═══ ROWS ═══

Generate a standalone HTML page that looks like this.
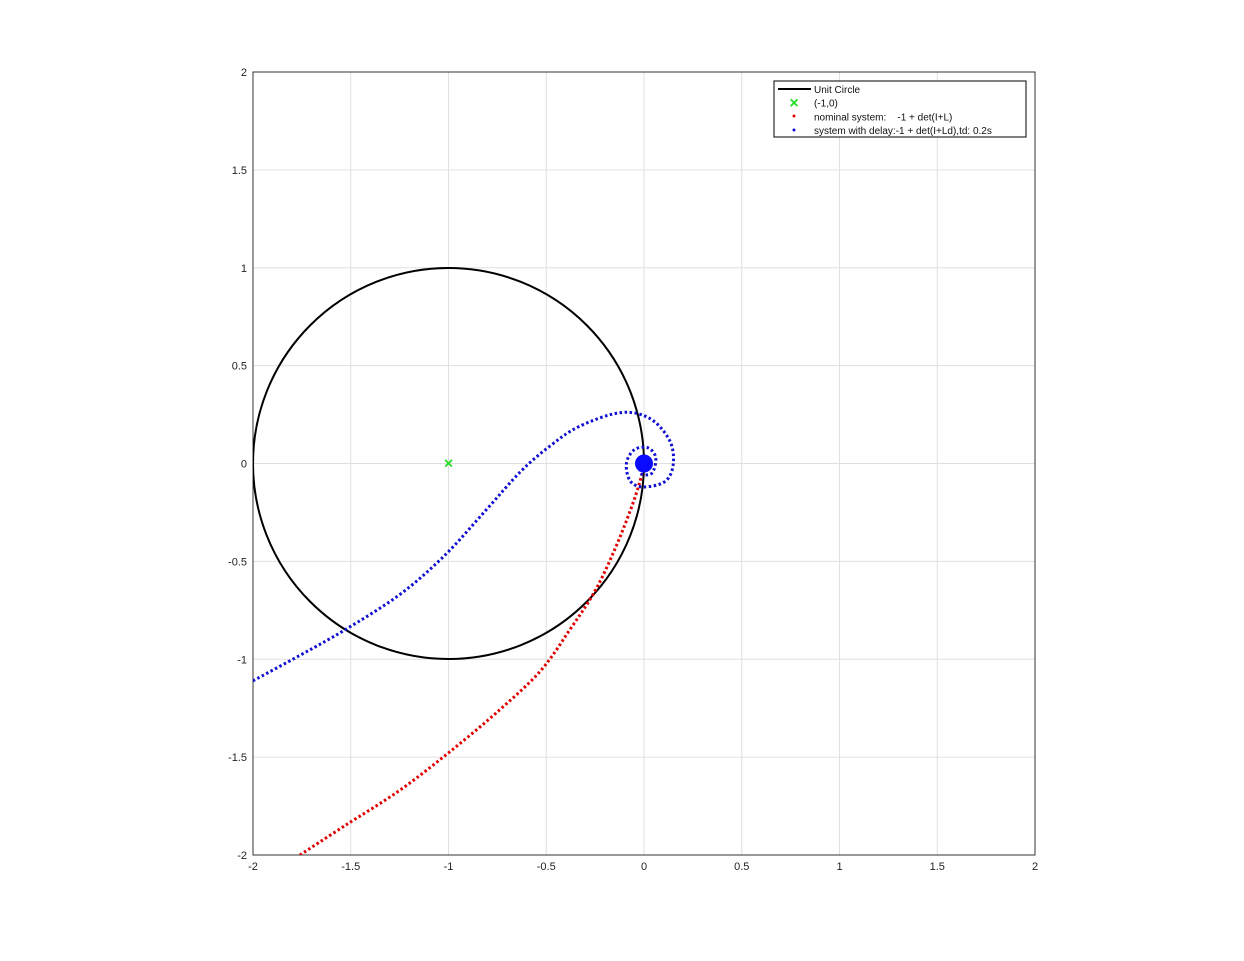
<!DOCTYPE html>
<html><head><meta charset="utf-8"><style>
body{margin:0;background:#fff;}
svg{display:block;font-family:"Liberation Sans",sans-serif;}
text{white-space:pre;}
</style></head><body>
<svg id="chart" width="1244" height="961" viewBox="0 0 1244 961"></svg>
<script>
const xTicks=[-2,-1.5,-1,-0.5,0,0.5,1,1.5,2];
const yTicks=[-2,-1.5,-1,-0.5,0,0.5,1,1.5,2];
const tickLabels=["-2","-1.5","-1","-0.5","0","0.5","1","1.5","2"];
const redX=[-1.76,-1.53,-1.25,-0.99,-0.74,-0.53,-0.38,-0.25,-0.15,-0.07,-0.02,0];
const redY=[-2.0,-1.85,-1.67,-1.47,-1.26,-1.06,-0.85,-0.65,-0.44,-0.24,-0.09,0];
const blueX=[-2.0,-1.76,-1.53,-1.25,-1.02,-0.81,-0.63,-0.48,-0.33,-0.12,0.03,0.13,0.15,0.11,0.0,-0.07,-0.09,-0.05,0.02,0.06,0.04,-0.02,0];
const blueY=[-1.11,-0.98,-0.85,-0.67,-0.47,-0.24,-0.04,0.09,0.19,0.26,0.23,0.12,0,-0.09,-0.12,-0.09,0,0.07,0.08,0.03,-0.05,-0.05,0];
const L=253,R=1035,T=72,B=855;
const sx=v=>L+(v+2)/4*(R-L);
const sy=v=>B-(v+2)/4*(B-T);
const NS="http://www.w3.org/2000/svg";
const svg=document.getElementById('chart');
function mk(tag,attrs,parent){const e=document.createElementNS(NS,tag);for(const k in attrs)e.setAttribute(k,attrs[k]);(parent||svg).appendChild(e);return e;}
const clip=mk('clipPath',{id:'pc'});mk('rect',{x:L,y:T,width:R-L,height:B-T},clip);
let e=mk('rect',{x:L,y:T,width:R-L,height:B-T,fill:'#fff',stroke:'none'});


xTicks.forEach((v,i)=>{
 let g=mk('line',{x1:sx(v),x2:sx(v),y1:T,y2:B,stroke:'#e0e0e0','stroke-width':1});
 
 
 let t=mk('text',{x:sx(v),y:B+15,'font-size':11,'text-anchor':'middle',fill:'#222'});t.textContent=tickLabels[i];
 
 
});
yTicks.forEach((v,i)=>{
 let g=mk('line',{x1:L,x2:R,y1:sy(v),y2:sy(v),stroke:'#e0e0e0','stroke-width':1});
 
 
 let t=mk('text',{x:L-6,y:sy(v)+4,'font-size':11,'text-anchor':'end',fill:'#222'});t.textContent=tickLabels[i];
 
 
});
e=mk('rect',{x:L,y:T,width:R-L,height:B-T,fill:'none',stroke:'#333','stroke-width':1});


const g=mk('g',{'clip-path':'url(#pc)'});
e=mk('circle',{cx:sx(-1),cy:sy(0),r:sx(0)-sx(-1),fill:'none',stroke:'#000','stroke-width':2},g);


function smoothPath(xs,ys){
 const P=xs.map((x,i)=>[sx(x),sy(ys[i])]);
 let d='M'+P[0][0]+','+P[0][1];
 for(let i=0;i<P.length-1;i++){
  const p0=P[Math.max(0,i-1)],p1=P[i],p2=P[i+1],p3=P[Math.min(P.length-1,i+2)];
  const c1=[p1[0]+(p2[0]-p0[0])/6,p1[1]+(p2[1]-p0[1])/6];
  const c2=[p2[0]-(p3[0]-p1[0])/6,p2[1]-(p3[1]-p1[1])/6];
  d+=' C'+c1+' '+c2+' '+p2;
 }
 return d;
}
function series(xs,ys,color,name){
 const p=mk('path',{d:smoothPath(xs,ys),fill:'none',stroke:color,'stroke-width':3,'stroke-dasharray':'2.5 2.5'},g);
 
 
}
series(redX,redY,'#e00000','nominal-series');
series(blueX,blueY,'#1010d0','delay-series');
e=mk('circle',{cx:sx(0),cy:sy(0),r:9,fill:'#0a0aff'},g);


e=mk('text',{x:sx(-1),y:sy(0)+5,'font-size':16,'font-weight':'bold','text-anchor':'middle',fill:'#22dd22'},g);e.textContent='×';


const lg=mk('g',{});


mk('rect',{x:774,y:81,width:252,height:56,fill:'#fff',stroke:'#000','stroke-width':1},lg);
mk('line',{x1:778,x2:811,y1:89,y2:89,stroke:'#000','stroke-width':2},lg);
const labels=['Unit Circle','(-1,0)','nominal system:    -1 + det(I+L)','system with delay:-1 + det(I+Ld),td: 0.2s'];
labels.forEach((s,i)=>{let t=mk('text',{x:814,y:93+i*13.7,'font-size':10,fill:'#111','xml:space':'preserve'},lg);t.textContent=s;
 
 });
let m=mk('text',{x:794,y:108,'font-size':16,'font-weight':'bold','text-anchor':'middle',fill:'#22dd22'},lg);m.textContent='×';
mk('circle',{cx:794,cy:116,r:1.5,fill:'#e00000'},lg);
mk('circle',{cx:794,cy:130,r:1.5,fill:'#1010d0'},lg);
</script>
</body></html>
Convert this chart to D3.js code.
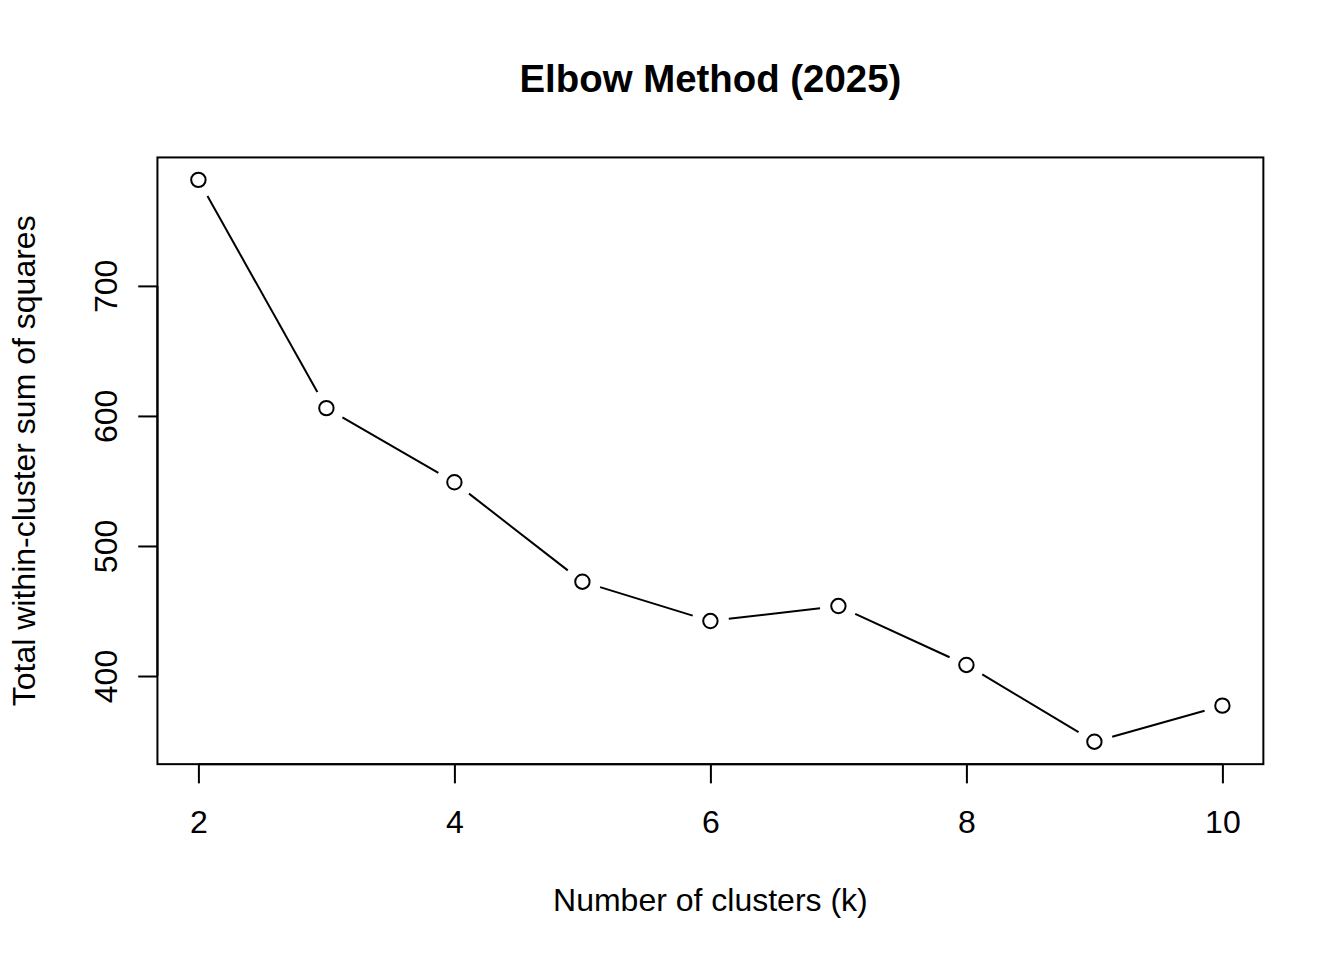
<!DOCTYPE html>
<html>
<head>
<meta charset="utf-8">
<script src="https://cdn.jsdelivr.net/npm/d3@7"></script>
<style>
  html, body { margin: 0; padding: 0; background: #fff; }
  svg { display: block; font-family: "Liberation Sans", Arial, Helvetica, sans-serif; }
</style>
</head>
<body>
<svg id="chart" width="1344" height="960"></svg>
<script>
// ---- data ----
const clusters = [2, 3, 4, 5, 6, 7, 8, 9, 10];
const wss = [781.5, 606, 549, 472.5, 442.3, 453.8, 408.5, 349.5, 377.2];
const xTicks = [2, 4, 6, 8, 10];
const yTicks = [400, 500, 600, 700];
const titleText = "Elbow Method (2025)";
const xLabel = "Number of clusters (k)";
const yLabel = "Total within-cluster sum of squares";

// ---- layout (R-like, 192 dpi) ----
const W = 1344, H = 960;
const lineH = 38.4;
const margin = { top: 4.1 * lineH, right: 2.1 * lineH, bottom: 5.1 * lineH, left: 4.1 * lineH };
const x0 = margin.left, x1 = W - margin.right;
const y0 = margin.top, y1 = H - margin.bottom;

function pad(ext) { const r = ext[1] - ext[0]; return [ext[0] - 0.04 * r, ext[1] + 0.04 * r]; }

const x = d3.scaleLinear().domain(pad(d3.extent(clusters))).range([x0, x1]);
const y = d3.scaleLinear().domain(pad(d3.extent(wss))).range([y1, y0]);

const svg = d3.select("#chart");
svg.append("rect").attr("width", W).attr("height", H).attr("fill", "#fff");

// box
svg.append("rect")
  .attr("x", x0).attr("y", y0).attr("width", x1 - x0).attr("height", y1 - y0)
  .attr("fill", "none").attr("stroke", "#000").attr("stroke-width", 2);

// axes
const xAxis = d3.axisBottom(x).tickValues(xTicks).tickSize(19.2).tickPadding(0).tickFormat(d3.format("d"));
const gx = svg.append("g").attr("transform", `translate(0,${y1})`).call(xAxis);
gx.select(".domain").attr("d", `M${x(xTicks[0])},0H${x(xTicks[xTicks.length-1])}`).attr("stroke-width", 2);
gx.selectAll(".tick line").attr("stroke-width", 2);
gx.selectAll(".tick text").attr("y", 69).attr("dy", null).attr("font-size", 32).attr("fill", "#000")
  .attr("font-family", '"Liberation Sans", Arial, sans-serif');

const yAxis = d3.axisLeft(y).tickValues(yTicks).tickSize(19.2).tickPadding(0).tickFormat(d3.format("d"));
const gy = svg.append("g").attr("transform", `translate(${x0},0)`).call(yAxis);
gy.select(".domain").attr("d", `M0,${y(yTicks[0])}V${y(yTicks[yTicks.length-1])}`).attr("stroke-width", 2);
gy.selectAll(".tick line").attr("stroke-width", 2);
gy.selectAll(".tick text")
  .attr("x", null).attr("dy", null)
  .attr("transform", "translate(-40.5,0) rotate(-90)")
  .attr("text-anchor", "middle")
  .attr("font-size", 32).attr("fill", "#000")
  .attr("font-family", '"Liberation Sans", Arial, sans-serif');

// line segments with gaps (type = "b")
const gap = 18.5;
const pts = clusters.map((c, i) => [x(c), y(wss[i])]);
const segs = [];
for (let i = 0; i < pts.length - 1; i++) {
  const [ax, ay] = pts[i], [bx, by] = pts[i + 1];
  const dx = bx - ax, dy = by - ay, L = Math.hypot(dx, dy);
  if (L > 2 * gap) {
    const ux = dx / L, uy = dy / L;
    segs.push([ax + ux * gap, ay + uy * gap, bx - ux * gap, by - uy * gap]);
  }
}
svg.append("g").selectAll("line").data(segs).join("line")
  .attr("x1", d => d[0]).attr("y1", d => d[1]).attr("x2", d => d[2]).attr("y2", d => d[3])
  .attr("stroke", "#000").attr("stroke-width", 2);

svg.append("g").selectAll("circle").data(clusters).join("circle")
  .attr("cx", d => x(d)).attr("cy", (d, i) => y(wss[i])).attr("r", 7.2)
  .attr("fill", "none").attr("stroke", "#000").attr("stroke-width", 2);

// title and labels
svg.append("text").attr("x", (x0 + x1) / 2).attr("y", 92).attr("text-anchor", "middle")
  .attr("font-size", 38.4).attr("font-weight", "bold").text(titleText);
svg.append("text").attr("x", (x0 + x1) / 2).attr("y", 911).attr("text-anchor", "middle")
  .attr("font-size", 32).text(xLabel);
svg.append("text").attr("transform", `translate(35,${(y0 + y1) / 2}) rotate(-90)`).attr("text-anchor", "middle")
  .attr("font-size", 32).text(yLabel);
</script>
</body>
</html>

═══

> **GIVEN TASK**: Copy out every line of the listing that contains the string "like".

> **EXPECTED ANSWER**:
Generate a standalone HTML page that looks like this.
// ---- layout (R-like, 192 dpi) ----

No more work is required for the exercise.